What does Biden tell Ankara by giving the cold shoulder?
“The European Union should be in no hurry either to engage with Russian President Vladimir Putin’s regime or to force a diplomatic crisis. Instead, it should deprive Putin of the one thing he craves: political attention. Rather than vacillating between resets and crackdowns, the EU should pursue a strategy of “principled indifference,” wrote Mark Leonard in a Feb. 19 article.
One could easily replace Russia with Turkey throughout the article penned by the director of the European Council on Foreign Relations (ECFR).
Look at this one for instance:
“… a possible steep escalation of EU sanctions in response to the Kremlin’s treatment of Navalny risks giving Putin the external enemy he needs to deflect attention from his internal problems.”
Europe is challenged with the same dilemma as it is divided on Turkey as well, while Putin and President Recep Tayyip Erdoğan show similar tactics, making use of this division.

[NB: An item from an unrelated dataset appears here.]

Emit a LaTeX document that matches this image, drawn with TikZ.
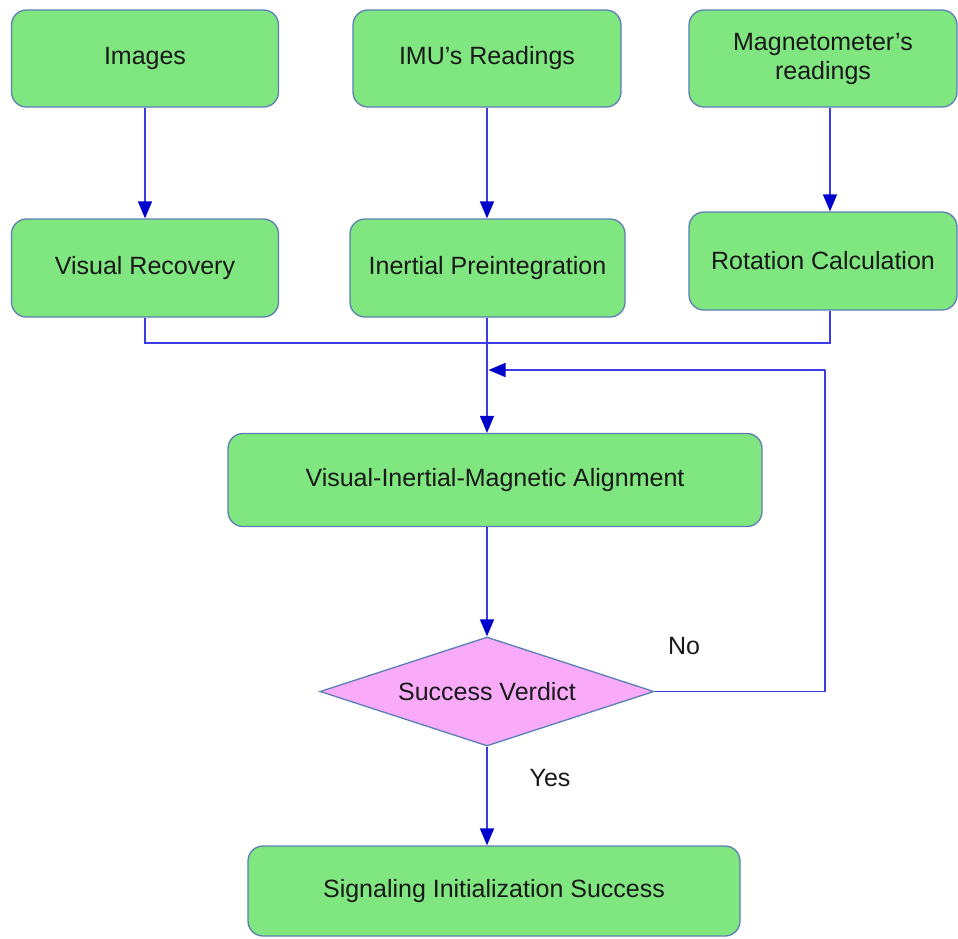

Right after the publication of Leonard’s article, I heard Turkish journalist Aslı Aydıntaşbaş who is also an ECFR fellow, describing the U.S.’ attitude towards Turkey as “intentional neglect.”
Both expressions “principled indifference” and “intentional neglect” might explain why the long-awaited call from U.S. President Joe Biden has still not taken place as of March 3.
And if indeed this is the approach endorsed by the new administration in Washington, this certainly is not good news for President Erdoğan.
To start with, Ankara wants to have a comprehensive dialogue with Washington; sort of grand bargaining through which it will try to sort out differences on several issues that are creating real headaches in bilateral ties.
The U.S. however is in no mood for this sort of a grand bargain, according to Aytıntaşbaş, who is well connected to sources in Washington.
Indeed, it will not be wrong to suggest that Washington wants to send a clear signal to Ankara that it is not interested in negotiation; precisely because it has no room for negotiation especially on an issue like the S-400 missile systems that Turkey has purchased from Russia.
It also wants to convey to Turkey the message that it has no appetite for potential trade-offs; like the one suggested by Defense Minister Hulusi Akar, who implied Turkey might not keep the S-400 activated at all times provided that the U.S. ceased supporting the YPG, PKK’s wing in Syria.
The ‘Crete model’
The voicing of the so-called “Crete model” which came as too little too late, has not impressed Washington. At any rate, President Erdoğan’s announcement that Turkey was continuing talks for the purchase of the second batch of S-400’s has shown Washington was right not to take Akar’s statements too seriously.
Knowing too well Erdoğan’s tactics, Washington does not want to allow him to use brinkmanship policy. It does not want to start a give-and-take exercise that any multi-issue negotiation entails, which would enable Erdoğan to try to force concessions on issues like S-400s or the Halkbank case.
So instead of starting a negotiation that is doomed to fail at this stage, the U.S. appears to tell Turkey it wants to see real change on the S-400 issue and won’t start a meaningful dialogue until this issue gets out of the way.
And by turning a cold shoulder Biden deprives Erdoğan of two propaganda tools:
If a meaningful dialogue were to start, the Turkish president would use this to give a positive message to the international markets; which in turn might release (however minuscule) pressure from the ailing Turkish economy. Yet if the negotiations were to enter into a stalemate as the U.S. predicts it will unless Turkey comes with a different attitude to the table, Erdoğan is again likely to use it to demonize the U.S., a tactic he often resorts to consolidate its domestic support.
US sends Ankara clear message on democracy
Another reason why the U.S. might not be willing to appear starting a new page in relations with Turkey is its forecast that a new element will add further strain to relations: democratic deficit and the deterioration of human rights.
The Biden administration has already conveyed the message to Turkey that democracy and human rights will be an important factor in bilateral ties and this means more headaches between Washington and Turkey. This was done even before 170 lawmakers from the U.S. House of Representatives send a letter to U.S. Secretary of State Blinken, asking the administration to address the troubling human rights issues.
By endorsing this cold and distant attitude, Washington also wants to underline that Turkey should not count on its “strategic importance” and make the mistaken assumption that it is an indispensable ally.
All of this is my reading of what the Biden administration signals with this “principled indifference” or “intentional neglect” or as some others have suggested by this “strategic ignorance.” What matters of course is how Ankara and especially how President Erdoğan and his team are interpreting these signals and what they will do in response.